Randall James tells of a small-town Texas friend being offered deposits-the last bank bastion-by an overseas bank, while CSBS' Milner tells of a community bank receiving a loan application from Russia.

James' state has resisted change, dating from Andrew Jackson's day and carrying to more recent prohibitions on credit card and home-equity lending. "Texans like to feel that they can control their own destiny, but the reality is that we do business in a global world," James says. When it comes to consumers, "The rub is that one locale has laws that are lender-friendly, while another has laws that are consumer-friendly, and people don't know what to expect."

The battle lines are drawn on several fronts. "While there may be turf issues between state commissioners and the Comptroller, there are substantial turf issues between the Comptroller and the Federal Reserve," James notes.

Then there are disagreements between the U.S. and the E.U., which is holding businesses to stricter standards on matters central to e-commerce, such as privacy and digital certificates. Says Plotkin, "Whether the U.S. will dictate standards is really important for U.S. banks looking to go overseas."Sheriffs vs. Marshals
Back in the days of the Wild West, there was often a jurisdictional struggle between the local sheriff and the nearest federal marshal, who might be a day's ride or more away. For the sheriff, there was often confusion: When he brought a bad guy in, just whose prisoner was he?

Well, some of those jurisdictional disputes may soon be playing out with respect to the Internet. Federal banking regulators have been making their pronouncements, and so have some state authorities. Texas Banking Commissioner Randall James, for instance, is one of a couple of state commissioners who is "aggressive" on the cyber-jursidiction front, says Covington & Burling attorney Mark Plotkin.

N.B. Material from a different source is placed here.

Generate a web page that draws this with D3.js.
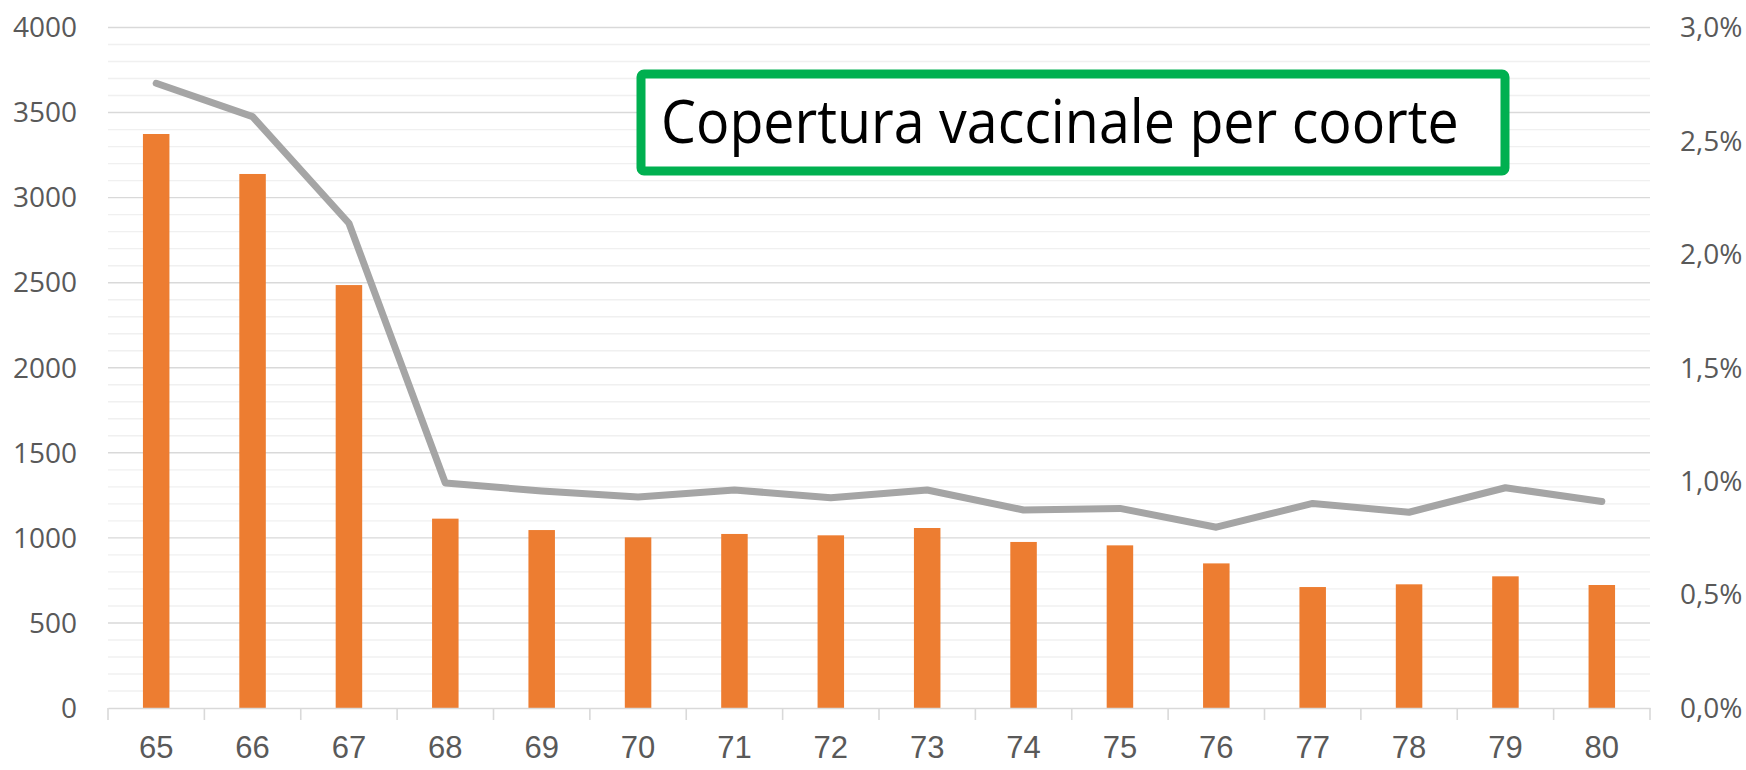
<!DOCTYPE html>
<html>
<head>
<meta charset="utf-8">
<script src="https://cdn.jsdelivr.net/npm/d3@7"></script>
<style>
  body { margin: 0; background: #fff; }
  svg { display: block; font-family: "Open Sans", sans-serif; }
</style>
</head>
<body>
<svg id="chart"></svg>
<script>
// cohort (year of birth, last two digits)
var cohorts = ["65", "66", "67", "68", "69", "70", "71", "72", "73", "74", "75", "76", "77", "78", "79", "80"];
// vaccinated people per cohort (left axis)
var vaccinated = [3374, 3139, 2486, 1113, 1046, 1003, 1023, 1015, 1058, 976, 956, 850, 711, 727, 774, 723];
// coverage in percent (right axis)
var coverage = [2.754, 2.607, 2.137, 0.992, 0.957, 0.930, 0.961, 0.927, 0.961, 0.873, 0.880, 0.797, 0.902, 0.863, 0.971, 0.910];
var leftTicks = [0, 500, 1000, 1500, 2000, 2500, 3000, 3500, 4000];
var rightTicks = [0, 0.5, 1, 1.5, 2, 2.5, 3];
var title = "Copertura vaccinale per coorte";

var width = 1746,
    height = 770;

var plot = { left: 108, right: 1650, top: 27.5, bottom: 708 };

var svg = d3.select('#chart')
    .attr('width', width)
    .attr('height', height);

var x = d3.scaleBand()
    .domain(cohorts)
    .range([plot.left, plot.right])
    .padding(0);

var yLeft = d3.scaleLinear()
    .domain([0, 4000])
    .range([plot.bottom, plot.top]);

var yRight = d3.scaleLinear()
    .domain([0, 3])
    .range([plot.bottom, plot.top]);

var it = d3.formatLocale({ decimal: ",", thousands: ".", grouping: [3], currency: ["€", ""] });
var pct = function (v) { return it.format(".1f")(v) + "%"; };

// minor gridlines every 100
var minor = d3.range(100, 4000, 100).filter(function (v) { return v % 500 !== 0; });
svg.append('g').selectAll('line')
    .data(minor).enter()
    .append('line')
    .attr('x1', plot.left).attr('x2', plot.right)
    .attr('y1', function (d) { return yLeft(d); })
    .attr('y2', function (d) { return yLeft(d); })
    .attr('stroke', '#f0f0f0')
    .attr('stroke-width', 1.4);

// major gridlines
svg.append('g').selectAll('line')
    .data(leftTicks.slice(1)).enter()
    .append('line')
    .attr('x1', plot.left).attr('x2', plot.right)
    .attr('y1', function (d) { return yLeft(d); })
    .attr('y2', function (d) { return yLeft(d); })
    .attr('stroke', '#d9d9d9')
    .attr('stroke-width', 1.4);

// bars
var barW = x.bandwidth() * 0.275;
svg.append('g').selectAll('rect')
    .data(cohorts).enter()
    .append('rect')
    .attr('x', function (d) { return x(d) + x.bandwidth() / 2 - barW / 2; })
    .attr('y', function (d, i) { return yLeft(vaccinated[i]); })
    .attr('width', barW)
    .attr('height', function (d, i) { return plot.bottom - yLeft(vaccinated[i]); })
    .attr('fill', '#ed7d31');

// x axis
var xAxis = svg.append('g')
    .attr('transform', 'translate(0,' + plot.bottom + ')')
    .call(d3.axisBottom(x).tickSize(0).tickPadding(0).tickFormat(''));
xAxis.select('.domain').attr('stroke', '#d9d9d9').attr('stroke-width', 1.6);
xAxis.selectAll('.tick').remove();

var bounds = cohorts.map(function (d) { return x(d); }).concat([plot.right]);
xAxis.selectAll('line.sep')
    .data(bounds).enter()
    .append('line')
    .attr('class', 'sep')
    .attr('x1', function (d) { return d; })
    .attr('x2', function (d) { return d; })
    .attr('y1', 0).attr('y2', 12)
    .attr('stroke', '#d9d9d9')
    .attr('stroke-width', 1.6);

xAxis.selectAll('text.lab')
    .data(cohorts).enter()
    .append('text')
    .attr('class', 'lab')
    .attr('x', function (d) { return x(d) + x.bandwidth() / 2; })
    .attr('y', 50)
    .attr('text-anchor', 'middle')
    .attr('fill', '#595959')
    .style('font-size', '31px')
    .text(function (d) { return d; });

// left axis labels
svg.append('g').selectAll('text')
    .data(leftTicks).enter()
    .append('text')
    .attr('x', 77)
    .attr('y', function (d) { return yLeft(d); })
    .attr('dy', '0.35em')
    .attr('text-anchor', 'end')
    .attr('fill', '#595959')
    .style('font-size', '28px')
    .text(function (d) { return d; });

// right axis labels
svg.append('g').selectAll('text')
    .data(rightTicks).enter()
    .append('text')
    .attr('x', 1680)
    .attr('y', function (d) { return yRight(d); })
    .attr('dy', '0.35em')
    .attr('text-anchor', 'start')
    .attr('fill', '#595959')
    .style('font-size', '28px')
    .text(function (d) { return pct(d); });

// coverage line
var line = d3.line()
    .x(function (d, i) { return x(cohorts[i]) + x.bandwidth() / 2; })
    .y(function (d) { return yRight(d); });

svg.append('path')
    .datum(coverage)
    .attr('d', line)
    .attr('fill', 'none')
    .attr('stroke', '#a5a5a5')
    .attr('stroke-width', 7)
    .attr('stroke-linejoin', 'round')
    .attr('stroke-linecap', 'round');

// title box
var box = { x: 641, y: 74, w: 864, h: 97 };
svg.append('rect')
    .attr('x', box.x).attr('y', box.y)
    .attr('width', box.w).attr('height', box.h)
    .attr('rx', 3)
    .attr('fill', '#fff')
    .attr('stroke', '#00b050')
    .attr('stroke-width', 9);

var t = svg.append('text')
    .attr('x', 0)
    .attr('y', 0)
    .attr('fill', '#000')
    .style('font-size', '60px')
    .text(title);
var tw = t.node().getComputedTextLength();
var sx = 798 / tw;
t.attr('transform', 'translate(661,143) scale(' + sx + ',1)');
</script>
</body>
</html>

Indeed, James is among a number of state commissioners who have been encouraging a mobilization through the Conference of State Bank Supervisors. In advance of a CSBS symposium held in mid-December in San Antonio, James was expecting representatives of all the federal banking agencies to attend. "They'll come, and we'll beat each other up for a while and see what happens," he quipped. "We don't want to see a state charter nipped in the bud by federal legislation addressing this issue in some way we haven't thought of." James adds that there has been more than one attempt by the OCC to "slide something in that diminishes the strength of the state charter relative to the national charter."

As of the end of November, state and federal regulators hadn't even sat down to discuss governing Internet banking, James said. But "a couple of us [state commissioners] are on the front edge of dealing through CSBS to see if the states can do this, or if it's better handled at the federal level." He is one of several regulators who voices concern over banks' diminishing share of the financial services business. He attributes that to "regulations at the federal level that apply to banks and not to other businesses [entering financial services]."

Neil Milner, president of CSBS, says, "Our preliminary research indicates that a state charter can operate an Internet bank." Asked if that's not simply a claim by state regulators for broader jurisdiction, he says, "No, it just might increase state regulators' involvement as there is increased Internet activity."

As for why it's advisable to retain state-level governance in a global economy, Milner says, "Most federal legislation is restrictive and stifling. Sometimes the state law is, too, but it's easier to change." He describes the dual system of regulation as "one of the great strengths of the banking industry." To attorney Plotkin, on the other hand, it's just "terribly inefficient."